Grasset, parution janvier 2017, 235 pages
Après un coup de cœur ou plutôt un gros coup de poing avec son premier roman ‘Je me suis tue’ Mathieu Ménégaux avait mis la barre très haute et je ne suis pas surprise que celui-ci soit tout aussi fort.
Tableau de famille idyllique. Maxime et Daphné mènent une vie sans encombre depuis une dizaine d’années. Les jobs parfaits, fous amoureux l’un de l’autre, deux filles Claire et Lucie. Cependant un soir tout bascule lorsque Claire se confie à sa maman sur les agissements de son père lorsque celle-ci est en déplacement pour affaires. Daphné ne croît pas un seul instant les élucubrations de sa fille aînée, pense simplement qu’elle manque d’amour maternel et décide de jouer la corde sensible pour interpeller sa mère.
« Comme vous, je n’ai pas écouté le message. J’ai préféré condamner le messager, c’est tellement plus simple, plus confortable. »
Bien évidemment lorsque Daphné en parle à Maxime il nie les faits qui lui sont reprochés. Tout rentre dans l’ordre, chacun reprenant sa routine.

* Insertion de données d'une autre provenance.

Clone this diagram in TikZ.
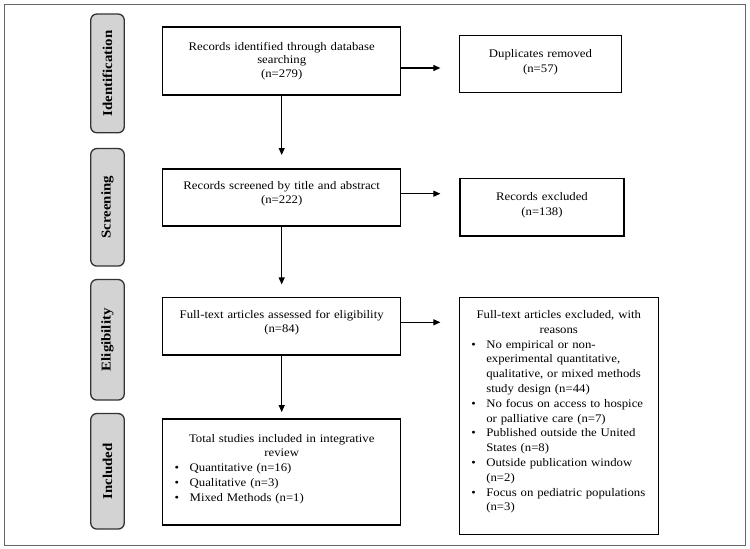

« Je me suis raccrochée au quotidien, ces mots idiots que l’on prononce mécaniquement, sans y penser, certains que nous sommes de vivre dans un monde protégé où l’enfance est sacrée. »
Mais plus les jours passent et plus Daphné est obsédée par les dires de sa fille. Est-ce vrai ? Sa fille ose-t-elle lui mentir ? Pourquoi fait-elle ça ? Daphnée est prise entre deux eaux. Qui choisir ? Son mari ? Sa fille ? Et puis clac Daphné décide de prendre ses filles sous le bras, de les protéger et de se battre pour que la vérité explose au grand jour.
« Je tournais le dos à des années de bonheur, à ce cocon familial que j’avais mis tant de soin à aménager, pour un saut dans l’inconnu et l’angoisse mais je me sentais déterminée. »
La voici embarquée dans une procédure judiciaire rocambolesque, qui la dépasse.
« Le rouleau compresseur était en route et mes membres se brisaient un à un sous son avancée. »
Le roman est écrit sous la forme d’une correspondance entre Daphné et sa belle-mère Elise. Elle lui livre sa version des faits afin de pouvoir se reconstruire sereinement.
Une lecture qui m’a tenue en haleine parce que je ne voulais la ‘subir’ qu’une fois. Comment en ressortir insensible ? Indemne ? Nous plongeons dans les entrailles d’un couple parfait qui se disloque, se brise. Le combat de la mère pour faire valoir ses droits, pour que ses filles ne souffrent plus est remarquable. J’ai eu envie de vomir à plusieurs passages, de jeter ce livre et puis Mathieu Ménégaux tire un fil tendu où le lecteur mène le même combat que la mère, l’accompagnant jusqu’à la dernière phrase.
Cette histoire inspirée de faits réels laisse des traces, nous poursuit tel un cauchemar au réveil, elle nous indigne et nous chamboule.
J’ai apprécié la recherche documentaire que Mathieu Ménégaux a menée pour écrire ce roman, le rendant plus crédible et plus humain.